- **WHAT THIS TASK INVOLVES**: Print all of the lines exactly. Any picture among them stays out.

- **PROVIDED DATA**:
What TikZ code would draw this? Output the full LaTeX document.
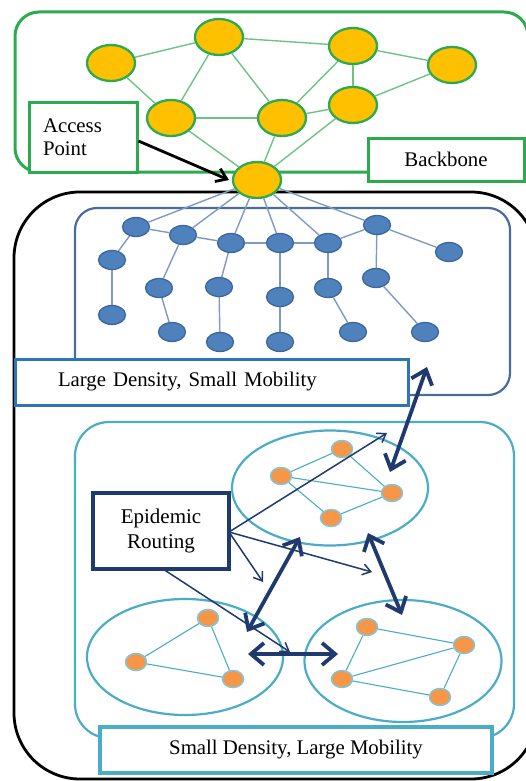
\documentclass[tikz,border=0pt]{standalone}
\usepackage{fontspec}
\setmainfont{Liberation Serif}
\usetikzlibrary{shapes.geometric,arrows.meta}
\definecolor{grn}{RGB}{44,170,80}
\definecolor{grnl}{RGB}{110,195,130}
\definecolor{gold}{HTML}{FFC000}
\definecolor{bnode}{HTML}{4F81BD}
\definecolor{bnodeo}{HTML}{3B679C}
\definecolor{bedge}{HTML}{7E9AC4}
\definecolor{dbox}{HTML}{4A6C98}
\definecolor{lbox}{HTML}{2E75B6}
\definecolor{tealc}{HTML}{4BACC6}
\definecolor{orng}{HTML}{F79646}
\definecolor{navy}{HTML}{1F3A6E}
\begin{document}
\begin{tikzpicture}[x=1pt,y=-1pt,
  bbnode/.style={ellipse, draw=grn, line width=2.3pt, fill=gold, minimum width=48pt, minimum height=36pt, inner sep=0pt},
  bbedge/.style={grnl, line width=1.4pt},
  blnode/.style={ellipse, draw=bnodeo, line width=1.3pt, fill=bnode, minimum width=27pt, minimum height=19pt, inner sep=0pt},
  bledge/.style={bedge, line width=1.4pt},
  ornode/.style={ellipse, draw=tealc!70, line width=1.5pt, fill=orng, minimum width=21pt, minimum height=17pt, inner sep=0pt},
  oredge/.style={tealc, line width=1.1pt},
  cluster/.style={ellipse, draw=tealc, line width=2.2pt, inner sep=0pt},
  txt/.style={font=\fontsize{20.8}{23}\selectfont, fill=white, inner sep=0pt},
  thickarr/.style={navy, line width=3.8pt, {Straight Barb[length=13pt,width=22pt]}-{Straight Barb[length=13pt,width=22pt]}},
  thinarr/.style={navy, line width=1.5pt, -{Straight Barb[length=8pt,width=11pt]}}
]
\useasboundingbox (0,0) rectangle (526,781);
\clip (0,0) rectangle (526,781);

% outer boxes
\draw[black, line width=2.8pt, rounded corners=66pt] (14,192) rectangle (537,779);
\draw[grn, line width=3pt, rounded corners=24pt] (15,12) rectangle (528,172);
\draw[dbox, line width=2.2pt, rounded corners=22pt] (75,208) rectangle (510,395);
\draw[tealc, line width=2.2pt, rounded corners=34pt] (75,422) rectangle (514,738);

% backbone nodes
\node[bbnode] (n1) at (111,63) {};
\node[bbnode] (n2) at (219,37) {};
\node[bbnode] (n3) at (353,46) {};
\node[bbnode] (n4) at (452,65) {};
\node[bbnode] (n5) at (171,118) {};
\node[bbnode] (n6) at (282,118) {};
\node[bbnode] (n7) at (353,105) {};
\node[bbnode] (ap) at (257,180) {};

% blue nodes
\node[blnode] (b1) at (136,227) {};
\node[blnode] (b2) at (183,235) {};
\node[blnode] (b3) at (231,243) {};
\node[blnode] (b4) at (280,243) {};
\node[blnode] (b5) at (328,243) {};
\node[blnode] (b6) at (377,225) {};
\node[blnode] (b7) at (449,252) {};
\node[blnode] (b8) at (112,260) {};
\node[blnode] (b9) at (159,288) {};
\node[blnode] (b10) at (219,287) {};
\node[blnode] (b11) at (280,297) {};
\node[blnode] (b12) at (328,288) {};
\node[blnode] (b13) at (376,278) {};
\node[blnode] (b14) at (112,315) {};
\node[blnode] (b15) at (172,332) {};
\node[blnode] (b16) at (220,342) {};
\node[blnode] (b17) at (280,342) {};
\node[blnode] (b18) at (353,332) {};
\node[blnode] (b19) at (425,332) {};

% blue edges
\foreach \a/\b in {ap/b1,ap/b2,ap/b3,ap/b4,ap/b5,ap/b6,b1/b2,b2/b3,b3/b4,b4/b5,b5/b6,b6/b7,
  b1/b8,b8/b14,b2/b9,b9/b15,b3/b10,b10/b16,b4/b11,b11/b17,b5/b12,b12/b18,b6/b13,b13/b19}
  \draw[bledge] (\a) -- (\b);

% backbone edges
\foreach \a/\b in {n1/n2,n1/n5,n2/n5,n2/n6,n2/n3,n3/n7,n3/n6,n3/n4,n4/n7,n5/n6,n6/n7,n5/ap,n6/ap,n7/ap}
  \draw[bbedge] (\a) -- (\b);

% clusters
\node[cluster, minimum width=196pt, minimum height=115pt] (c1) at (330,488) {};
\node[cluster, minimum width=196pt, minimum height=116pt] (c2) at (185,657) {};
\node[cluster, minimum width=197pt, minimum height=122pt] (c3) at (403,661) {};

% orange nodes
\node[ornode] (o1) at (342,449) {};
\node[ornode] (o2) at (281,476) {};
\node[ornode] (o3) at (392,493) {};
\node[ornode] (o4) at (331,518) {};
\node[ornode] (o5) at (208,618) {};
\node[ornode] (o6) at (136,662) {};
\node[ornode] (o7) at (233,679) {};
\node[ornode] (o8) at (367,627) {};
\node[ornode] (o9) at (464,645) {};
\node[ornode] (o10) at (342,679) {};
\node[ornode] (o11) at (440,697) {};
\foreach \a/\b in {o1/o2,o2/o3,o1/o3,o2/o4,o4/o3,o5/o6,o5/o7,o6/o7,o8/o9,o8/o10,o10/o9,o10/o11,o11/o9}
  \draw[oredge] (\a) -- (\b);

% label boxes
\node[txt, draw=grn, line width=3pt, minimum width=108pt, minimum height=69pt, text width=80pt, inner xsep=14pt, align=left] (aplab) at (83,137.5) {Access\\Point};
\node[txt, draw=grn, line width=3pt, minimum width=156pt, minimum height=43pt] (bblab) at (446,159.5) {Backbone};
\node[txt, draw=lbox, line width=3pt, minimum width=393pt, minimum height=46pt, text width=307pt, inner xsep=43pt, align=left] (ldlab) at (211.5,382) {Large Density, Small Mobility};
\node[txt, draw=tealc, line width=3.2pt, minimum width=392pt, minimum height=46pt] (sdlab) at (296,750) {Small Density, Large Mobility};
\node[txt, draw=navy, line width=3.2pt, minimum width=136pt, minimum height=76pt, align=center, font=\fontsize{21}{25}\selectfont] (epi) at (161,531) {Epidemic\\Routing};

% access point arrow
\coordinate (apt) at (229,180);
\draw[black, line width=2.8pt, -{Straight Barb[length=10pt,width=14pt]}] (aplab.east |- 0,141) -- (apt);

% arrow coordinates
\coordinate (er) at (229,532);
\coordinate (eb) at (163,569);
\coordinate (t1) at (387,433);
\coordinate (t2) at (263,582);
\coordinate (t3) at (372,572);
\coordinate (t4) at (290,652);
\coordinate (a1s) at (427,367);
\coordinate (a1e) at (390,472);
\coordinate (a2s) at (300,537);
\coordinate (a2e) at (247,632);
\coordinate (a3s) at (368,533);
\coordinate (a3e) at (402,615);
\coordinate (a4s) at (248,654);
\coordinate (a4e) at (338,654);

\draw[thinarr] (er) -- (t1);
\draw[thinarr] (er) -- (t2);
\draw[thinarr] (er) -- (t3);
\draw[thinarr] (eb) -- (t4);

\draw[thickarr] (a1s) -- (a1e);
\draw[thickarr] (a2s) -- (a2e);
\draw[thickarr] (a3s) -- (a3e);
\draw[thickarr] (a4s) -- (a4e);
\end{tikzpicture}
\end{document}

- **SOLUTION**:
What TikZ code would draw this? Output the full LaTeX document.
\documentclass[tikz,border=0pt]{standalone}
\usepackage{fontspec}
\setmainfont{Liberation Serif}
\usetikzlibrary{shapes.geometric,arrows.meta}
\definecolor{grn}{RGB}{44,170,80}
\definecolor{grnl}{RGB}{110,195,130}
\definecolor{gold}{HTML}{FFC000}
\definecolor{bnode}{HTML}{4F81BD}
\definecolor{bnodeo}{HTML}{3B679C}
\definecolor{bedge}{HTML}{7E9AC4}
\definecolor{dbox}{HTML}{4A6C98}
\definecolor{lbox}{HTML}{2E75B6}
\definecolor{tealc}{HTML}{4BACC6}
\definecolor{orng}{HTML}{F79646}
\definecolor{navy}{HTML}{1F3A6E}
\begin{document}
\begin{tikzpicture}[x=1pt,y=-1pt,
  bbnode/.style={ellipse, draw=grn, line width=2.3pt, fill=gold, minimum width=48pt, minimum height=36pt, inner sep=0pt},
  bbedge/.style={grnl, line width=1.4pt},
  blnode/.style={ellipse, draw=bnodeo, line width=1.3pt, fill=bnode, minimum width=27pt, minimum height=19pt, inner sep=0pt},
  bledge/.style={bedge, line width=1.4pt},
  ornode/.style={ellipse, draw=tealc!70, line width=1.5pt, fill=orng, minimum width=21pt, minimum height=17pt, inner sep=0pt},
  oredge/.style={tealc, line width=1.1pt},
  cluster/.style={ellipse, draw=tealc, line width=2.2pt, inner sep=0pt},
  txt/.style={font=\fontsize{20.8}{23}\selectfont, fill=white, inner sep=0pt},
  thickarr/.style={navy, line width=3.8pt, {Straight Barb[length=13pt,width=22pt]}-{Straight Barb[length=13pt,width=22pt]}},
  thinarr/.style={navy, line width=1.5pt, -{Straight Barb[length=8pt,width=11pt]}}
]
\useasboundingbox (0,0) rectangle (526,781);
\clip (0,0) rectangle (526,781);

% outer boxes
\draw[black, line width=2.8pt, rounded corners=66pt] (14,192) rectangle (537,779);
\draw[grn, line width=3pt, rounded corners=24pt] (15,12) rectangle (528,172);
\draw[dbox, line width=2.2pt, rounded corners=22pt] (75,208) rectangle (510,395);
\draw[tealc, line width=2.2pt, rounded corners=34pt] (75,422) rectangle (514,738);

% backbone nodes
\node[bbnode] (n1) at (111,63) {};
\node[bbnode] (n2) at (219,37) {};
\node[bbnode] (n3) at (353,46) {};
\node[bbnode] (n4) at (452,65) {};
\node[bbnode] (n5) at (171,118) {};
\node[bbnode] (n6) at (282,118) {};
\node[bbnode] (n7) at (353,105) {};
\node[bbnode] (ap) at (257,180) {};

% blue nodes
\node[blnode] (b1) at (136,227) {};
\node[blnode] (b2) at (183,235) {};
\node[blnode] (b3) at (231,243) {};
\node[blnode] (b4) at (280,243) {};
\node[blnode] (b5) at (328,243) {};
\node[blnode] (b6) at (377,225) {};
\node[blnode] (b7) at (449,252) {};
\node[blnode] (b8) at (112,260) {};
\node[blnode] (b9) at (159,288) {};
\node[blnode] (b10) at (219,287) {};
\node[blnode] (b11) at (280,297) {};
\node[blnode] (b12) at (328,288) {};
\node[blnode] (b13) at (376,278) {};
\node[blnode] (b14) at (112,315) {};
\node[blnode] (b15) at (172,332) {};
\node[blnode] (b16) at (220,342) {};
\node[blnode] (b17) at (280,342) {};
\node[blnode] (b18) at (353,332) {};
\node[blnode] (b19) at (425,332) {};

% blue edges
\foreach \a/\b in {ap/b1,ap/b2,ap/b3,ap/b4,ap/b5,ap/b6,b1/b2,b2/b3,b3/b4,b4/b5,b5/b6,b6/b7,
  b1/b8,b8/b14,b2/b9,b9/b15,b3/b10,b10/b16,b4/b11,b11/b17,b5/b12,b12/b18,b6/b13,b13/b19}
  \draw[bledge] (\a) -- (\b);

% backbone edges
\foreach \a/\b in {n1/n2,n1/n5,n2/n5,n2/n6,n2/n3,n3/n7,n3/n6,n3/n4,n4/n7,n5/n6,n6/n7,n5/ap,n6/ap,n7/ap}
  \draw[bbedge] (\a) -- (\b);

% clusters
\node[cluster, minimum width=196pt, minimum height=115pt] (c1) at (330,488) {};
\node[cluster, minimum width=196pt, minimum height=116pt] (c2) at (185,657) {};
\node[cluster, minimum width=197pt, minimum height=122pt] (c3) at (403,661) {};

% orange nodes
\node[ornode] (o1) at (342,449) {};
\node[ornode] (o2) at (281,476) {};
\node[ornode] (o3) at (392,493) {};
\node[ornode] (o4) at (331,518) {};
\node[ornode] (o5) at (208,618) {};
\node[ornode] (o6) at (136,662) {};
\node[ornode] (o7) at (233,679) {};
\node[ornode] (o8) at (367,627) {};
\node[ornode] (o9) at (464,645) {};
\node[ornode] (o10) at (342,679) {};
\node[ornode] (o11) at (440,697) {};
\foreach \a/\b in {o1/o2,o2/o3,o1/o3,o2/o4,o4/o3,o5/o6,o5/o7,o6/o7,o8/o9,o8/o10,o10/o9,o10/o11,o11/o9}
  \draw[oredge] (\a) -- (\b);

% label boxes
\node[txt, draw=grn, line width=3pt, minimum width=108pt, minimum height=69pt, text width=80pt, inner xsep=14pt, align=left] (aplab) at (83,137.5) {Access\\Point};
\node[txt, draw=grn, line width=3pt, minimum width=156pt, minimum height=43pt] (bblab) at (446,159.5) {Backbone};
\node[txt, draw=lbox, line width=3pt, minimum width=393pt, minimum height=46pt, text width=307pt, inner xsep=43pt, align=left] (ldlab) at (211.5,382) {Large Density, Small Mobility};
\node[txt, draw=tealc, line width=3.2pt, minimum width=392pt, minimum height=46pt] (sdlab) at (296,750) {Small Density, Large Mobility};
\node[txt, draw=navy, line width=3.2pt, minimum width=136pt, minimum height=76pt, align=center, font=\fontsize{21}{25}\selectfont] (epi) at (161,531) {Epidemic\\Routing};

% access point arrow
\coordinate (apt) at (229,180);
\draw[black, line width=2.8pt, -{Straight Barb[length=10pt,width=14pt]}] (aplab.east |- 0,141) -- (apt);

% arrow coordinates
\coordinate (er) at (229,532);
\coordinate (eb) at (163,569);
\coordinate (t1) at (387,433);
\coordinate (t2) at (263,582);
\coordinate (t3) at (372,572);
\coordinate (t4) at (290,652);
\coordinate (a1s) at (427,367);
\coordinate (a1e) at (390,472);
\coordinate (a2s) at (300,537);
\coordinate (a2e) at (247,632);
\coordinate (a3s) at (368,533);
\coordinate (a3e) at (402,615);
\coordinate (a4s) at (248,654);
\coordinate (a4e) at (338,654);

\draw[thinarr] (er) -- (t1);
\draw[thinarr] (er) -- (t2);
\draw[thinarr] (er) -- (t3);
\draw[thinarr] (eb) -- (t4);

\draw[thickarr] (a1s) -- (a1e);
\draw[thickarr] (a2s) -- (a2e);
\draw[thickarr] (a3s) -- (a3e);
\draw[thickarr] (a4s) -- (a4e);
\end{tikzpicture}
\end{document}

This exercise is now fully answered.